Sunday, March 16, 2025

Animation Watch: The Wild Robot (2024)




Watched:  03/15/2025
Format:  Peacock
Viewing:  First
Director:  Chris Sanders


Well, this is kind of funny.  I wondered what had become of the writer/ director of Disney's Lilo & Stitch after watching the movie the other night, and here is as writer/ director of The Wild Robot (2024).  

The biggest problem The Wild Robot has is that it came up against Flow in the same year in the Oscar race, and the two, curiously, share similar themes using animals as their analogy.  But, luckily, I am not an award-granting body, and have place in my brain for both movies.  And I liked this movie quite a lot.

Yes, The Wild Robot is worth seeing, if for no other reason than that the design of film is a wonder.  It's some of the finest work I've seen from a US animation studio outside of Pixar or Disney, mixing realism with painterly flourishes, with classical film-making featuring inventive use of camera movement in a way that I just rarely feel anyone outside of Pixar, in particular, really lands (I'm still not over some of the imagery in Soul).    

And, it's all in service to the story.  

The unnatural colors of the designed/ human world never exactly clash with the palette of the wild world, but they do stand out, and as our robot has no face with which to indicate expression, she illuminates in a variety of colors.  And, in the climactic confrontation, even the blaze is an unnatural hue.  And Roz's (Lupita Nyong'o) slow transformation to fit in with the wild world is handled not with near-invisible nuance, maybe, but it sure feels right.  It's fantastic stuff.  

The character animation is top-notch, and in an era with nigh-unwatchable films like Garfield and Despicable Me 4 cluttering theaters, is a reminder that character animation is not just jerking characters around the screen at top speed or barely animating skeletons.  Yes, that was supposed to be an attack on a lot of modern animation.  But we get far more from the face-less Roz through lights, sounds and gesture than you get out of an army of hyperactive minions.

We're in a future wherein autonomous, humanoid robots are now part of every day society for humans, and priced where every family can own one.  A real Jetsons future.  However, a shipment of these robots has been lost at sea, crashing up on what appears to be an island along the Pacific Northwest coastline, likely along the Washington or Canadian shore.  The island is uninhabited by humans, but is full of wildlife, like geese, raccoons, squirrels, deer, moose, beavers and a bear.

A surviving robot comes online and, never intended to live in the woods, must figure out why none of these organisms will give her orders.  After learning to speak "animal", she is accidentally given the directive to raise an orphaned gosling to adulthood so it will be able to fly south for the winter.  Pairing with a fox, Fink (Pedro Pascal), she builds a home and raises Brightbill (Kit Connor).  

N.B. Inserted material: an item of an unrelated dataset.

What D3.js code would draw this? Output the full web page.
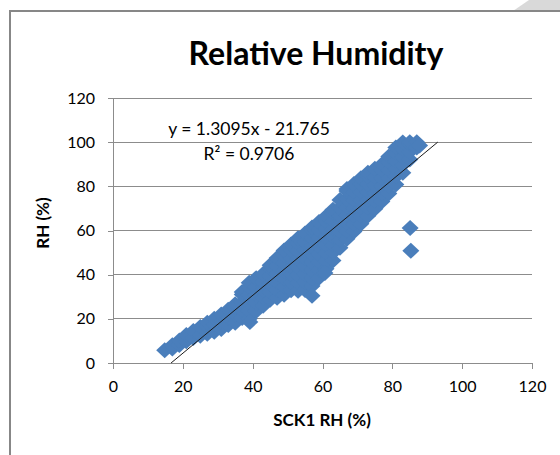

Along the way, our robot overwrites her programming to meet the challenges of motherhood, the animals find that they're better together than apart, etc...  from a bullet point perspective, boilerplate kid movie stuff.  But, it's really the tone with which this is delivered that sets it apart.  If Flow is trying to embrace the natural world and animal behavior representing specific traits we recognize in ourselves, albeit wordlessly, The Wild Robot taps into the same idea a bit more on the nose while recognizing that all of these behaviors are *survival* behaviors.  And that a portion of the animals on this island are only going to survive by killing the other animals.  In the land of tooth and claw, shit is hard, man.

I don't know how Disney's story department would have handled some of the gags here about, yeah, life is short and hard and you're likely to get eaten.  Some of that is super dark (but funny!).  And, of course, the possum voiced by Catherine O'Hara's blunt descriptions of motherhood that are clearly intended for the parents in the audience who dragged their kids to a theater.

This is a kids movie, so its under no obligation to explain how the predators manage to not eat the other animals, but it is a lovely idea.  

Anyway, I dug the film.  As much as I like Flow, I wouldn't watch it with my nephew and niece, 9 and 7, without knowing we'd be stopping every ten minutes to discuss.  Wild Robot is made for them - which I know because the nephew had opinions on this movie - very positive, but as a proud member of our family, was not shy about discussing the difference from the book to film.

Like Flow, I look forward to rewatching the movie.   And, it sure feels set up for more Wild Robot as there are three books (to date) in the series and ends with the promise of more for Roz and Brightbill.